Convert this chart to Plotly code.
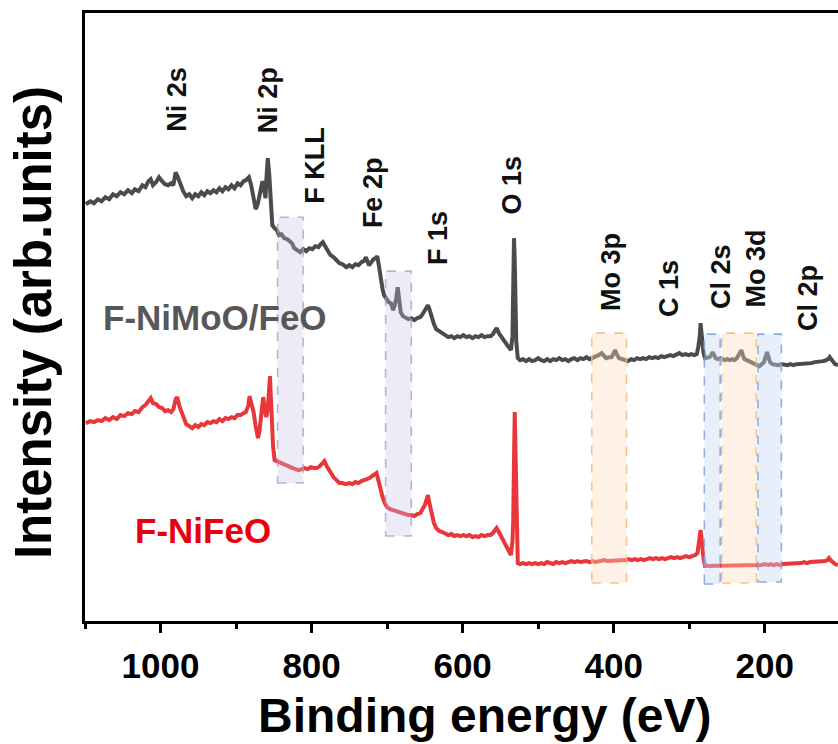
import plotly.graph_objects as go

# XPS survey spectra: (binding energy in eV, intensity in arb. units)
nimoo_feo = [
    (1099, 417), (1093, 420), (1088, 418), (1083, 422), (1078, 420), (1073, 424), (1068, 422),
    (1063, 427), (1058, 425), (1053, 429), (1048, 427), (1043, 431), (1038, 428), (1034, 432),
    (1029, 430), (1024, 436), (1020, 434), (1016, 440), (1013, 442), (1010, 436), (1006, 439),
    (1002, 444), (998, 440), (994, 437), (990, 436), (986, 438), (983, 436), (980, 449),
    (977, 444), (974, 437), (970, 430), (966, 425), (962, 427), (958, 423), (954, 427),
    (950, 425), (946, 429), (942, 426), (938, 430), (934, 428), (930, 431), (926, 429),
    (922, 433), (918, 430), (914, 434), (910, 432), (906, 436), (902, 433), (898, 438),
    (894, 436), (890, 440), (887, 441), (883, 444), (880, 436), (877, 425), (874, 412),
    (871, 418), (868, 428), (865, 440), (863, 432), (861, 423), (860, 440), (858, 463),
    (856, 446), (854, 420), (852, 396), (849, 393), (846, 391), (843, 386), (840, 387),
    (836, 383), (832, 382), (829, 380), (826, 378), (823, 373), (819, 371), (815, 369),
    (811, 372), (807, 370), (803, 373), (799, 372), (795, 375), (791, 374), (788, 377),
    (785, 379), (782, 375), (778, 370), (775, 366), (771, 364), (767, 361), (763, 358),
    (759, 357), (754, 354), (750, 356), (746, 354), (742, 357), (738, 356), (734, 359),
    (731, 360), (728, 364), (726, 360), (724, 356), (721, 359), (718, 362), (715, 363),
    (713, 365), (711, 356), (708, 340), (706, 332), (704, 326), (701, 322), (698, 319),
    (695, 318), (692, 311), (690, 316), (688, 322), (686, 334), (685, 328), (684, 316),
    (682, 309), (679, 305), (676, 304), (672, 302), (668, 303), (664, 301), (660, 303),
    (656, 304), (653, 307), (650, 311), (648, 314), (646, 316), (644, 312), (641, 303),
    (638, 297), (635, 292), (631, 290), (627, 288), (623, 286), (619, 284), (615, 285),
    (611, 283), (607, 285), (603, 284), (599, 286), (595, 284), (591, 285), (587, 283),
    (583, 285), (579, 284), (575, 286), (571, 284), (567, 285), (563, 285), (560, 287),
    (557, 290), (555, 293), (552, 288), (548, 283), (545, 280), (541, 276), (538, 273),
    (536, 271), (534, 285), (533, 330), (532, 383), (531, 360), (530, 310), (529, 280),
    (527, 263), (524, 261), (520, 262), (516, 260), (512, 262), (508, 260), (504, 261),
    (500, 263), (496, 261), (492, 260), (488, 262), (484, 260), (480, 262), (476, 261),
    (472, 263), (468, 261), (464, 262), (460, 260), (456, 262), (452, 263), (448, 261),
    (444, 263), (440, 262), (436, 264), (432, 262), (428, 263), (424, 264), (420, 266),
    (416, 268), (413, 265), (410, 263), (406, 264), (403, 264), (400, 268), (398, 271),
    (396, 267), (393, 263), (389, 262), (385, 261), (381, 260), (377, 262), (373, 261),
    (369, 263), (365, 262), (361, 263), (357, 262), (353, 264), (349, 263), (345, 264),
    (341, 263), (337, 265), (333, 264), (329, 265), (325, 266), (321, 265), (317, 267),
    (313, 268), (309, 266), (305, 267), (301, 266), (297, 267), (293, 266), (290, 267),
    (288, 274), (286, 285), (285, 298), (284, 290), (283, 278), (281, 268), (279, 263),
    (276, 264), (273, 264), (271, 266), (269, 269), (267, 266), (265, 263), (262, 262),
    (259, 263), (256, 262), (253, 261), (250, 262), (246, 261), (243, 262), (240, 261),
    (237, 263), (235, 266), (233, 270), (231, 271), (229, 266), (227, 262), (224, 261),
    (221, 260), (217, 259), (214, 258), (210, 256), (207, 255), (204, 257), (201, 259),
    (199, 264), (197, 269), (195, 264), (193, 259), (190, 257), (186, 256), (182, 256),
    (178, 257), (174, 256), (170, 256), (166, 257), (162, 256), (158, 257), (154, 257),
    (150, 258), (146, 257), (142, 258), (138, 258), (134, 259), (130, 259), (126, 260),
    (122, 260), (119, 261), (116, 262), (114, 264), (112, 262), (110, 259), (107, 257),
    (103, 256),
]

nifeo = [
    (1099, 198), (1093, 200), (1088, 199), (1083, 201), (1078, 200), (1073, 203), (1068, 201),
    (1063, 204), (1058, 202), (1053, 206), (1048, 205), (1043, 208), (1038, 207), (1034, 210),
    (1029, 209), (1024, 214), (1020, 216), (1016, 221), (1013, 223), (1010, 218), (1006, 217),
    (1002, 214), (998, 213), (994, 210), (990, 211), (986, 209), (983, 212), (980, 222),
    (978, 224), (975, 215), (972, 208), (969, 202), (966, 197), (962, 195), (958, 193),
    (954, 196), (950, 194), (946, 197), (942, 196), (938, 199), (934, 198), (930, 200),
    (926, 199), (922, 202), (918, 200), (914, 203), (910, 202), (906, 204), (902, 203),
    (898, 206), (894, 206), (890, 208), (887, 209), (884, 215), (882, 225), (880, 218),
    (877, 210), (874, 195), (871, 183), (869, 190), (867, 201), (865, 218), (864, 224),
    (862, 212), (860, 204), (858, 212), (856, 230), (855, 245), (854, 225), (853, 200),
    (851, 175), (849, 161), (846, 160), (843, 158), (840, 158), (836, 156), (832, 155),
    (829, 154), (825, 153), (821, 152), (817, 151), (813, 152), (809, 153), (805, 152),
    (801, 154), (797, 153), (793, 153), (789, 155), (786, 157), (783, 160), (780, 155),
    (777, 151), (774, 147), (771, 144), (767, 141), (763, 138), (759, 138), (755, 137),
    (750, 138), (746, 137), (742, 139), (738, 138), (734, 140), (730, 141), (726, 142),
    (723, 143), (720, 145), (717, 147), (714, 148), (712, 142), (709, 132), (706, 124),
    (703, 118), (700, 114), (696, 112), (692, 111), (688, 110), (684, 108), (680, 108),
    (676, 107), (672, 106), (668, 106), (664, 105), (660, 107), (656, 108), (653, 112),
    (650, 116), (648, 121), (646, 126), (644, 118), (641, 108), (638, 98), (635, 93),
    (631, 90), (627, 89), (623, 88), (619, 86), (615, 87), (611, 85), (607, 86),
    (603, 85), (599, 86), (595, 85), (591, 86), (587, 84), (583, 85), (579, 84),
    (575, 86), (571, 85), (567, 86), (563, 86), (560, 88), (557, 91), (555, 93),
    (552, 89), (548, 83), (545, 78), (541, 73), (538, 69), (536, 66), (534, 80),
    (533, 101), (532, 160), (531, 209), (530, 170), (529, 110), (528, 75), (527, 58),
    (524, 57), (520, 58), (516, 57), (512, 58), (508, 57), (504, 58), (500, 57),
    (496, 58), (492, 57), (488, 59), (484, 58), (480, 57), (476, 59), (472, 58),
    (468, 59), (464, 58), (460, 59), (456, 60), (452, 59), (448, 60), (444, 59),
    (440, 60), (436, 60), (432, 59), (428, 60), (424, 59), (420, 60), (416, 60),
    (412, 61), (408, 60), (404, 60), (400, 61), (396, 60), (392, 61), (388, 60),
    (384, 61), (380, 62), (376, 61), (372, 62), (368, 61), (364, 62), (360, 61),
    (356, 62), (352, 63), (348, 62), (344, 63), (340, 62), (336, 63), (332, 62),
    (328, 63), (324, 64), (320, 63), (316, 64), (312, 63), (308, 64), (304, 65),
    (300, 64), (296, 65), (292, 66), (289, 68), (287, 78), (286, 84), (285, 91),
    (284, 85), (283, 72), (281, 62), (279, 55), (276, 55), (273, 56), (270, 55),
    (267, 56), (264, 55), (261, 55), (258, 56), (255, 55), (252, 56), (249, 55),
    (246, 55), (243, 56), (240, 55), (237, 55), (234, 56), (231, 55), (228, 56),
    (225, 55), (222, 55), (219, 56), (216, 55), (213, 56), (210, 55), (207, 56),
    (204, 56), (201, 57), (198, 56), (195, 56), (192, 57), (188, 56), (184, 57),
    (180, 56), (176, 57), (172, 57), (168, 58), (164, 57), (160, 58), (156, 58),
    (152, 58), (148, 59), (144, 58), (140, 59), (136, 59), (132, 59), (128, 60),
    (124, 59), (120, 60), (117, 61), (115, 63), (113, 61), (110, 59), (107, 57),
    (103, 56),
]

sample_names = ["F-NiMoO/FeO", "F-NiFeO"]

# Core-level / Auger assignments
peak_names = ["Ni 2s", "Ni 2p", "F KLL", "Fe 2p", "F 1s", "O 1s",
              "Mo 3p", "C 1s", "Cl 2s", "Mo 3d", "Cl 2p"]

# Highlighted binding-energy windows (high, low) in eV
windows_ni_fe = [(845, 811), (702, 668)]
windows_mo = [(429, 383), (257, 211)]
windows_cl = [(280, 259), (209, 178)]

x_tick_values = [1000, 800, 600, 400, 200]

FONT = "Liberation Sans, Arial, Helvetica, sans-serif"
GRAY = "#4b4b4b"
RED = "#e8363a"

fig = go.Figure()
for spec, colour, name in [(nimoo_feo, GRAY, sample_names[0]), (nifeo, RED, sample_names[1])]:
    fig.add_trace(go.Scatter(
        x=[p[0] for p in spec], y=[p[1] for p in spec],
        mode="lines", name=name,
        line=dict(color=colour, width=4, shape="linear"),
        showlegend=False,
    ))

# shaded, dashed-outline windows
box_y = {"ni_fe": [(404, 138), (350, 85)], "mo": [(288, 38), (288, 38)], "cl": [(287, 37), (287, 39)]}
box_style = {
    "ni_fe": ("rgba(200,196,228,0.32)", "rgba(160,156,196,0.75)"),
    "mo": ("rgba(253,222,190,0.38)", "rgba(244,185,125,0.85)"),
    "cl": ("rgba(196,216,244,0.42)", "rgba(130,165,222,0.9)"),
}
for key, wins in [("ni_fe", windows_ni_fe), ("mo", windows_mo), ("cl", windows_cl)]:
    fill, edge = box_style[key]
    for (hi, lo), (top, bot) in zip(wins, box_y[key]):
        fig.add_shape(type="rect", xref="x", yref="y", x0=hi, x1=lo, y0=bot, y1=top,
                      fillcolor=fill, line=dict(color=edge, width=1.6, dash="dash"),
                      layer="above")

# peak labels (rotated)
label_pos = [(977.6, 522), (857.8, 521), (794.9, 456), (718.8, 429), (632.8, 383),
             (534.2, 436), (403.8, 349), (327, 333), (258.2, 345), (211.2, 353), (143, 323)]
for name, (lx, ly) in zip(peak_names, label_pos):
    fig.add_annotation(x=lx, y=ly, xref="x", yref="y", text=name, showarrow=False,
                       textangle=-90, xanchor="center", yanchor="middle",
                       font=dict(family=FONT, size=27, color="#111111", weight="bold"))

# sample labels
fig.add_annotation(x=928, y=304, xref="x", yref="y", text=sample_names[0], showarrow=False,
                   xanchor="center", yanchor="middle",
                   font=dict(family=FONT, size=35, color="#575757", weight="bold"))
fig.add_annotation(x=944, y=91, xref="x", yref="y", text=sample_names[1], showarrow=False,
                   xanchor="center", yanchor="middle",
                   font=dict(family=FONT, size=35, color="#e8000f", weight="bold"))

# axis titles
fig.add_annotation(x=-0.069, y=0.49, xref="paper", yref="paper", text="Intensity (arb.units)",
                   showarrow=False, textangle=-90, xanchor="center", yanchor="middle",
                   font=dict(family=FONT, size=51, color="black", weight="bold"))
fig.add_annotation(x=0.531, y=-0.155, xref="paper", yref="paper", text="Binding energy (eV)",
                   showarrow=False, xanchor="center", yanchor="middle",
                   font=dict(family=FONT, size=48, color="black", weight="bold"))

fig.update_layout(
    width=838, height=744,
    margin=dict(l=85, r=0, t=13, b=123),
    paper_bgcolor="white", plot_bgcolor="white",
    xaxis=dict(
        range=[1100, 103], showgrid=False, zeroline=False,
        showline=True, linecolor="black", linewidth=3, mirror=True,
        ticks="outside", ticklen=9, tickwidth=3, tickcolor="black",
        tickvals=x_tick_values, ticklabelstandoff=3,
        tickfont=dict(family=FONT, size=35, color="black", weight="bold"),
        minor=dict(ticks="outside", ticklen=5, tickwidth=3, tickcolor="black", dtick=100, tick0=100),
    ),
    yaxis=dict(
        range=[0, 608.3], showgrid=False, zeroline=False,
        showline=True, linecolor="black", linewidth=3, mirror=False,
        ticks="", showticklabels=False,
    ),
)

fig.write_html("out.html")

### [Requirement]
Only lines belong in the copy: transcribe those from the start of the data through the line that contains "import plotly.graph_objects as go", and skip the pictures.

### [Complete response]
Convert this chart to Plotly code.
import plotly.graph_objects as go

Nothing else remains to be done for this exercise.